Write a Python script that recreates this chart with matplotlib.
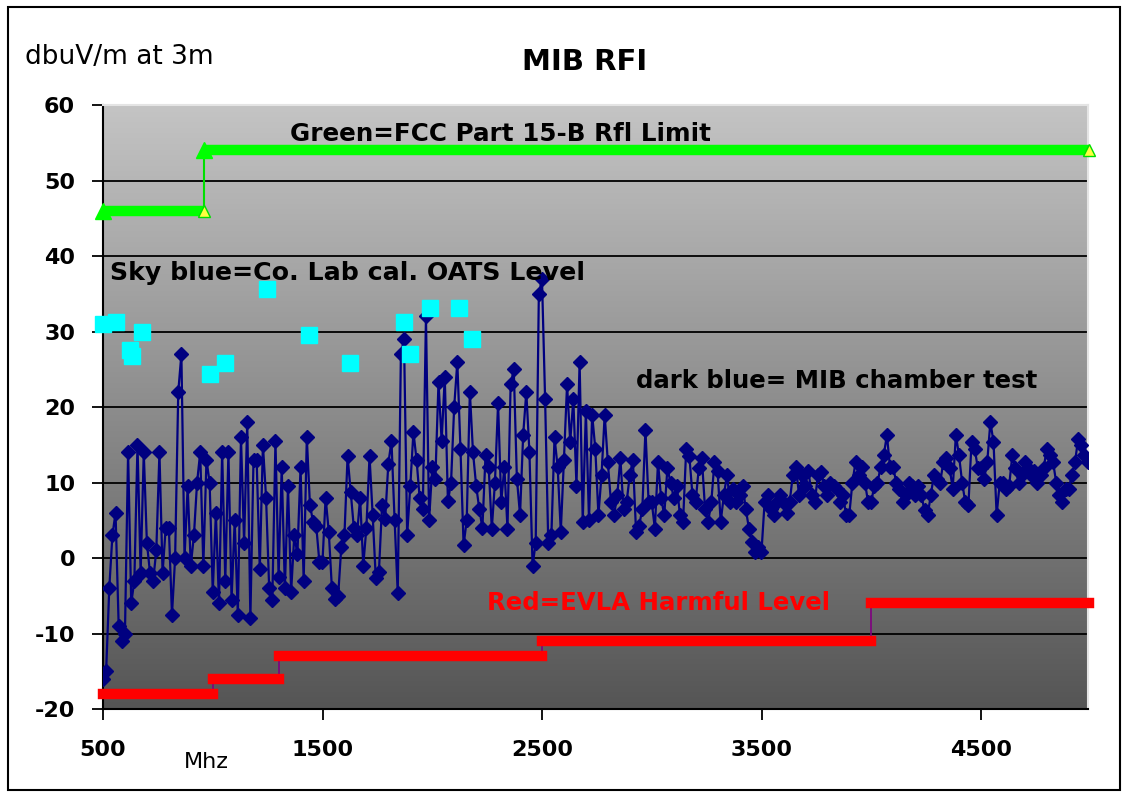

---

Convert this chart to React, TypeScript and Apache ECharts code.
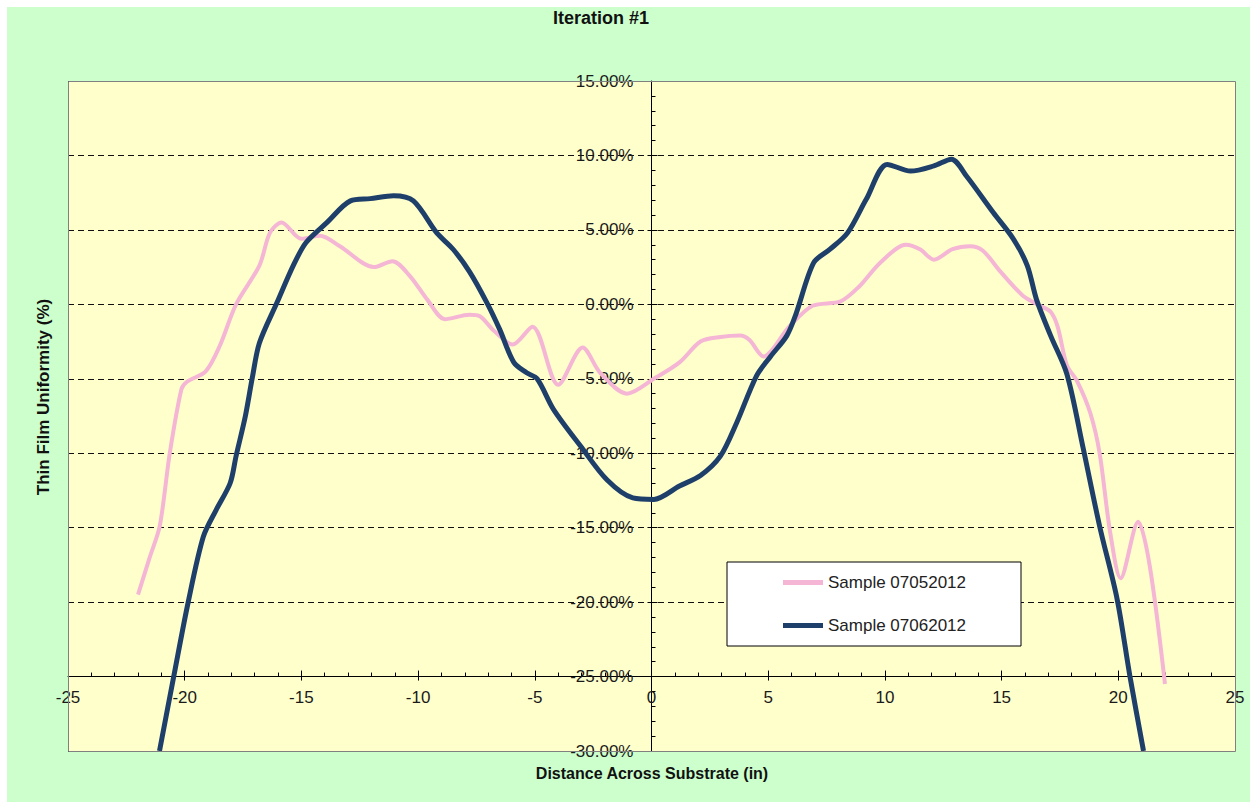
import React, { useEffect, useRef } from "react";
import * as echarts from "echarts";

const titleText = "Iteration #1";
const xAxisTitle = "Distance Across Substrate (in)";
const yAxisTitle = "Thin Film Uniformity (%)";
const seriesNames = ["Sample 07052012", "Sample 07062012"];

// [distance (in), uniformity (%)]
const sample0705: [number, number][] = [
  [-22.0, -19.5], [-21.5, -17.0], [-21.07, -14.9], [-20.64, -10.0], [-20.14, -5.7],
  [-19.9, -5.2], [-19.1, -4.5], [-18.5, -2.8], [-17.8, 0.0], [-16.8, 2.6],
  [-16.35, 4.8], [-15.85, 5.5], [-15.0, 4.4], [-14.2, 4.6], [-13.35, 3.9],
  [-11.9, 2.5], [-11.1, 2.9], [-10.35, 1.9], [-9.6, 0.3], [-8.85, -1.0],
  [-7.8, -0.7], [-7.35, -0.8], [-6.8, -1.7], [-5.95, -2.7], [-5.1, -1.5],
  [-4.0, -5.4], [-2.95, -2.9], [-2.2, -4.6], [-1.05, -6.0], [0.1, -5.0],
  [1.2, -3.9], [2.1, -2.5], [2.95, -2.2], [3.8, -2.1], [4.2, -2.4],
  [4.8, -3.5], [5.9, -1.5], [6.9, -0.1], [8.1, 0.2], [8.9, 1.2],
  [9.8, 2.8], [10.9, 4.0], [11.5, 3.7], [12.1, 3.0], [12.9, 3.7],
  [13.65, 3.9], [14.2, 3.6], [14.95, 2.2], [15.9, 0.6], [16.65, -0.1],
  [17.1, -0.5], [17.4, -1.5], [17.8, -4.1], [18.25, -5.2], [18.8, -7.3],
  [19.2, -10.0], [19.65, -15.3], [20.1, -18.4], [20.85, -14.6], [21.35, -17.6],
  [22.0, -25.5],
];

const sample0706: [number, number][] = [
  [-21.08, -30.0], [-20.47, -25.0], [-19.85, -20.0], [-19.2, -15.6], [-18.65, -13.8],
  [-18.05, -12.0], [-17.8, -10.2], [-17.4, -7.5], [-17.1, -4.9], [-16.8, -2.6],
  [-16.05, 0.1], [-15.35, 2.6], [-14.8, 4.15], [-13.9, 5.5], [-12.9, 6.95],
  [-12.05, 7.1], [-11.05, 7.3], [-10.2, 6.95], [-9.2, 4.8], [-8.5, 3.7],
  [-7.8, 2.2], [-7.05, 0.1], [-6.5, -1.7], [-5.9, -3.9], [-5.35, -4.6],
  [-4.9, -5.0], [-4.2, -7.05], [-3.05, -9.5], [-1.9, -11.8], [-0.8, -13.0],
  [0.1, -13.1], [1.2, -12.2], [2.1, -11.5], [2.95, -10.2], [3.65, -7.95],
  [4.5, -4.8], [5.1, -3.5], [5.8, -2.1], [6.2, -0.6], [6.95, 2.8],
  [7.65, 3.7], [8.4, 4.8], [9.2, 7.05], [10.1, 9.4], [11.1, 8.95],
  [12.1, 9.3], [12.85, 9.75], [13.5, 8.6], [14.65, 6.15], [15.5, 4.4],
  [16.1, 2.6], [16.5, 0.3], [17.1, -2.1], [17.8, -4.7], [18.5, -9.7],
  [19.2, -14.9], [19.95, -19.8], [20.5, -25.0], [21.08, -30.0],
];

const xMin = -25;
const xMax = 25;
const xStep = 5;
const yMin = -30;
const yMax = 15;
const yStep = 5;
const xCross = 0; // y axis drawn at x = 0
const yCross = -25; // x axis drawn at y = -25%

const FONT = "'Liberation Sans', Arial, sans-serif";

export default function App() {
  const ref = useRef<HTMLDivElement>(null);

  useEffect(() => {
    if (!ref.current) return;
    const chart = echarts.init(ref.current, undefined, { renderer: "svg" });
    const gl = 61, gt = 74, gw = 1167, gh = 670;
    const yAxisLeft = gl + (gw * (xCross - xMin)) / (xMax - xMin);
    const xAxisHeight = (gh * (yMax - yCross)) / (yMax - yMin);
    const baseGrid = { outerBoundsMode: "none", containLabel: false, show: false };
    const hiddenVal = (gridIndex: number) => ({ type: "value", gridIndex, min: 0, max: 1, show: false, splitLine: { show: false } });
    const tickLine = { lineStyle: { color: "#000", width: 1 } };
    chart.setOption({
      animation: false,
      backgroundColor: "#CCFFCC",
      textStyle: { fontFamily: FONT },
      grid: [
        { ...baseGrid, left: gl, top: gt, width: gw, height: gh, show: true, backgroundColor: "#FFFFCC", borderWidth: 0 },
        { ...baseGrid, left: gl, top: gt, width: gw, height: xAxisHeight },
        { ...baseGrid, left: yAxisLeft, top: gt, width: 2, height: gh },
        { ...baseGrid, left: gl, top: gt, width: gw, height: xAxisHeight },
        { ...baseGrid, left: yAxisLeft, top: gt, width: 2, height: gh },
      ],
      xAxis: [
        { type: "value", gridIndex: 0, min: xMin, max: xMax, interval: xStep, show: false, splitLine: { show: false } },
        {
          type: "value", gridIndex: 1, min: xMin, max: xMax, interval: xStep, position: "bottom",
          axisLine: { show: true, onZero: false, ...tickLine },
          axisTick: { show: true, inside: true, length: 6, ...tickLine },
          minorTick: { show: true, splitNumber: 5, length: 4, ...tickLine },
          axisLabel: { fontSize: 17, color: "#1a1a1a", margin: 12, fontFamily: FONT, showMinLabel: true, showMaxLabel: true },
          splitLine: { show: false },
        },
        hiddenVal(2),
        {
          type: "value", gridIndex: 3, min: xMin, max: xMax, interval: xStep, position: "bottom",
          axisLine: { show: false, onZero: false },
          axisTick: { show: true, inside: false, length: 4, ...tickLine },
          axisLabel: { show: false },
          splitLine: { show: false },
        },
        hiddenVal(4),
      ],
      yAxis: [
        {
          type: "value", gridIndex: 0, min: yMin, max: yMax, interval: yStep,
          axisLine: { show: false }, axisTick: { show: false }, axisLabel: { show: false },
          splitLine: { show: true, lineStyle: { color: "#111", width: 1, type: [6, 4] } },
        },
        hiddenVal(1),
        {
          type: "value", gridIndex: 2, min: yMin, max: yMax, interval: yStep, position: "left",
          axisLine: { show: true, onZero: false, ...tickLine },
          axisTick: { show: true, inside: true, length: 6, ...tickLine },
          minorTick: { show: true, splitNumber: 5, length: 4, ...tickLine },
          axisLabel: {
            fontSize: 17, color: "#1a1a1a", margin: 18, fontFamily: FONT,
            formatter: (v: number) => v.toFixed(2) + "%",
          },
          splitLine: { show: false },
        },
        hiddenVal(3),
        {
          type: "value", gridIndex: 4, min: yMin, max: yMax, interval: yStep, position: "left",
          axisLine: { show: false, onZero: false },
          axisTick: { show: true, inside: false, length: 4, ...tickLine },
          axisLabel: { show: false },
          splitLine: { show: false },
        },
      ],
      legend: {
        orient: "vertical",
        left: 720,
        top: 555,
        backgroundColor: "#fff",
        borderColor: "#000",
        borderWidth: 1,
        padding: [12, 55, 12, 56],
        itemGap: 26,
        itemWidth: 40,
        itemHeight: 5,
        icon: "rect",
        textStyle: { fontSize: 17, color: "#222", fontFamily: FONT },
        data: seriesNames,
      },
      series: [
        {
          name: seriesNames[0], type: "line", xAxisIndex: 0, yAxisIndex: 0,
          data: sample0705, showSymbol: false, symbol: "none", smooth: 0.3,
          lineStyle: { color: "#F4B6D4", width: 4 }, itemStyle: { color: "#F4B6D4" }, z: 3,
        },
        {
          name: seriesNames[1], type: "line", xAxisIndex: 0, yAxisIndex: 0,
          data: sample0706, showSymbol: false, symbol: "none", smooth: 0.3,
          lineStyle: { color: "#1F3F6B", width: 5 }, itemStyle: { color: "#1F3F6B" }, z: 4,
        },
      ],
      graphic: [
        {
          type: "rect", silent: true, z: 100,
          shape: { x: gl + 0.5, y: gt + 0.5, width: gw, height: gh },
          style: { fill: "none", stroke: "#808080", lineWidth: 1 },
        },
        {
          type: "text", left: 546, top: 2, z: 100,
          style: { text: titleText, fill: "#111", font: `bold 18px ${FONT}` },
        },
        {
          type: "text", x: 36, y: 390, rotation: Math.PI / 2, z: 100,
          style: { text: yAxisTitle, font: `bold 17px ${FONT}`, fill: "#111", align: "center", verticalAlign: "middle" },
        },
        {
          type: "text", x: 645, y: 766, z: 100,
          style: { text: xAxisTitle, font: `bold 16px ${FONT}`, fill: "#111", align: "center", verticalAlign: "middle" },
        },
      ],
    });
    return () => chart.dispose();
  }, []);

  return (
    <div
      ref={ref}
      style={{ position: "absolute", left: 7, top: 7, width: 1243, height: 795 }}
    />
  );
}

--

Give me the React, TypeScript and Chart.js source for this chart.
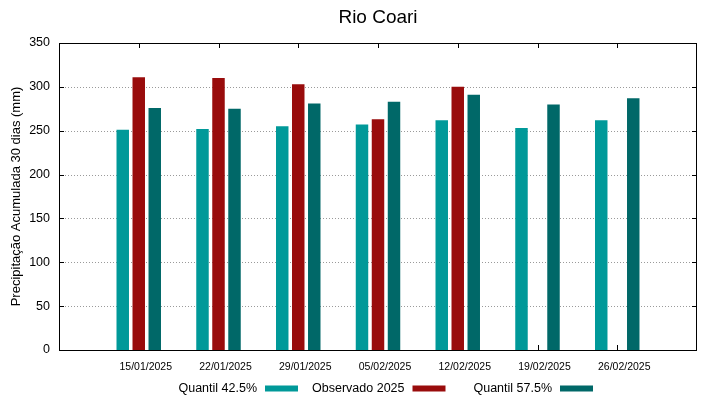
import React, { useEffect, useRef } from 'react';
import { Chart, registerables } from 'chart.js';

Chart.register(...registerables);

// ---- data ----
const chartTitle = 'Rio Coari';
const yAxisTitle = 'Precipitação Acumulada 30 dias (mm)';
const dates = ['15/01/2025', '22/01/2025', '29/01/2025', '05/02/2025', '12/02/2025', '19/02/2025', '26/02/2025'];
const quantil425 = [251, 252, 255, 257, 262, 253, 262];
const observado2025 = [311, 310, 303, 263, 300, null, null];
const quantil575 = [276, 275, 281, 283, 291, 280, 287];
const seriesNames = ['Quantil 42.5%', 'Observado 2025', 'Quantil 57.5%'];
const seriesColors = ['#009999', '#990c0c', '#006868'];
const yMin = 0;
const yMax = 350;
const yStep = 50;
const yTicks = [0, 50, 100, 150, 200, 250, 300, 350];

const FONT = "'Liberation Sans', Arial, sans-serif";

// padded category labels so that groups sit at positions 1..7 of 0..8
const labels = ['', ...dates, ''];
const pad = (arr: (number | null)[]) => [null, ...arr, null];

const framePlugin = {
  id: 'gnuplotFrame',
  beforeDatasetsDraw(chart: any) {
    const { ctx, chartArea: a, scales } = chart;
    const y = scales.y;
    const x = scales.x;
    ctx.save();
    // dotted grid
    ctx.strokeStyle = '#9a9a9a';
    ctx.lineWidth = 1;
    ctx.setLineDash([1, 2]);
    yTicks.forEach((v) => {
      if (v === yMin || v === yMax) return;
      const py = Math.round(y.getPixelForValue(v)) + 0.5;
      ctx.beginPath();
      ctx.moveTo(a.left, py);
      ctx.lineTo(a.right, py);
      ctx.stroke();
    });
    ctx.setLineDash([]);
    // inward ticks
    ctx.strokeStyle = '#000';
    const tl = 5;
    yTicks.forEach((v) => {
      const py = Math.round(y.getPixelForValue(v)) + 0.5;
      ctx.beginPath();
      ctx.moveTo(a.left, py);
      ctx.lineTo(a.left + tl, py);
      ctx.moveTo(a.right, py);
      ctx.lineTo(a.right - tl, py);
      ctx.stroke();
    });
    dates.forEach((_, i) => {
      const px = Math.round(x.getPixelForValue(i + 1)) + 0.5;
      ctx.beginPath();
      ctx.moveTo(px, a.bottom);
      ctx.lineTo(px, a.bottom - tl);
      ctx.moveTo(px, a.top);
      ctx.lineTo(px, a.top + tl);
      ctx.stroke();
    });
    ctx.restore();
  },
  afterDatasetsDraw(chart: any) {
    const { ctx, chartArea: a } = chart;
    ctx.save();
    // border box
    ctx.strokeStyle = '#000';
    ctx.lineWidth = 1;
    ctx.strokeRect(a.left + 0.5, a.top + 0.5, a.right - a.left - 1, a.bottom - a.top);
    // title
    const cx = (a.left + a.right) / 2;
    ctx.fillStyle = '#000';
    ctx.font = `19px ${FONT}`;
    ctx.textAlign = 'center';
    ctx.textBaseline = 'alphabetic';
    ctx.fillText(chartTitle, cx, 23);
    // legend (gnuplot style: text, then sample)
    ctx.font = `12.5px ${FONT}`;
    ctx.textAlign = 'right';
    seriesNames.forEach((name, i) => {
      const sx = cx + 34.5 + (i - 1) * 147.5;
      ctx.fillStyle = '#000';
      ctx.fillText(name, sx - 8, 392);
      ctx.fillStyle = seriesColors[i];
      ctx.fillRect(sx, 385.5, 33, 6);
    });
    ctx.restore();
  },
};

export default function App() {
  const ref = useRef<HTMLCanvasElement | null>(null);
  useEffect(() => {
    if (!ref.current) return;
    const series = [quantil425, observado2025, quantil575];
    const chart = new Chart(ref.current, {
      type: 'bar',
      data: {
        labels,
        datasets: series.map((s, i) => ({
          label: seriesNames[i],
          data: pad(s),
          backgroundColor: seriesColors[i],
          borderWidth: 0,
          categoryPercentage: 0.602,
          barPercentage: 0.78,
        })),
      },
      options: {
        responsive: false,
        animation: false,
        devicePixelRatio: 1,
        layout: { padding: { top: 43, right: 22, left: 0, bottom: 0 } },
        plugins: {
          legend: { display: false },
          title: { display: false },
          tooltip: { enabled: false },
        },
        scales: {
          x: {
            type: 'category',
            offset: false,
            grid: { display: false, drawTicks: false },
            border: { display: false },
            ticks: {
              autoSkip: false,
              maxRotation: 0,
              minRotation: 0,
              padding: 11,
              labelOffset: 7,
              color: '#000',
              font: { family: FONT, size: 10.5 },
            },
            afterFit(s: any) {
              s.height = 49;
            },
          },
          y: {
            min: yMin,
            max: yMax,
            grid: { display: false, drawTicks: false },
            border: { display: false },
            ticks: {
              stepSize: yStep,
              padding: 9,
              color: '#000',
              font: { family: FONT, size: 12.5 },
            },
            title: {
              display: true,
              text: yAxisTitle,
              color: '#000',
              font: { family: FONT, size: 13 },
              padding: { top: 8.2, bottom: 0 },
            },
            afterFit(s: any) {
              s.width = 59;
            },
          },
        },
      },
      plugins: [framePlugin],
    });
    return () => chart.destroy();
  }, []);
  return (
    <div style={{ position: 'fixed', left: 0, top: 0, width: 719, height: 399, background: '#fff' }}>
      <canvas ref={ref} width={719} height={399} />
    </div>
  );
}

_Description of the task_
From the records above, extract the lines from the one holding "Give me the" through the one holding "const pad = (arr: (number", word for word; omit the pictures.

_Task solution_
Give me the React, TypeScript and Chart.js source for this chart.
import React, { useEffect, useRef } from 'react';
import { Chart, registerables } from 'chart.js';

Chart.register(...registerables);

// ---- data ----
const chartTitle = 'Rio Coari';
const yAxisTitle = 'Precipitação Acumulada 30 dias (mm)';
const dates = ['15/01/2025', '22/01/2025', '29/01/2025', '05/02/2025', '12/02/2025', '19/02/2025', '26/02/2025'];
const quantil425 = [251, 252, 255, 257, 262, 253, 262];
const observado2025 = [311, 310, 303, 263, 300, null, null];
const quantil575 = [276, 275, 281, 283, 291, 280, 287];
const seriesNames = ['Quantil 42.5%', 'Observado 2025', 'Quantil 57.5%'];
const seriesColors = ['#009999', '#990c0c', '#006868'];
const yMin = 0;
const yMax = 350;
const yStep = 50;
const yTicks = [0, 50, 100, 150, 200, 250, 300, 350];

const FONT = "'Liberation Sans', Arial, sans-serif";

// padded category labels so that groups sit at positions 1..7 of 0..8
const labels = ['', ...dates, ''];
const pad = (arr: (number | null)[]) => [null, ...arr, null];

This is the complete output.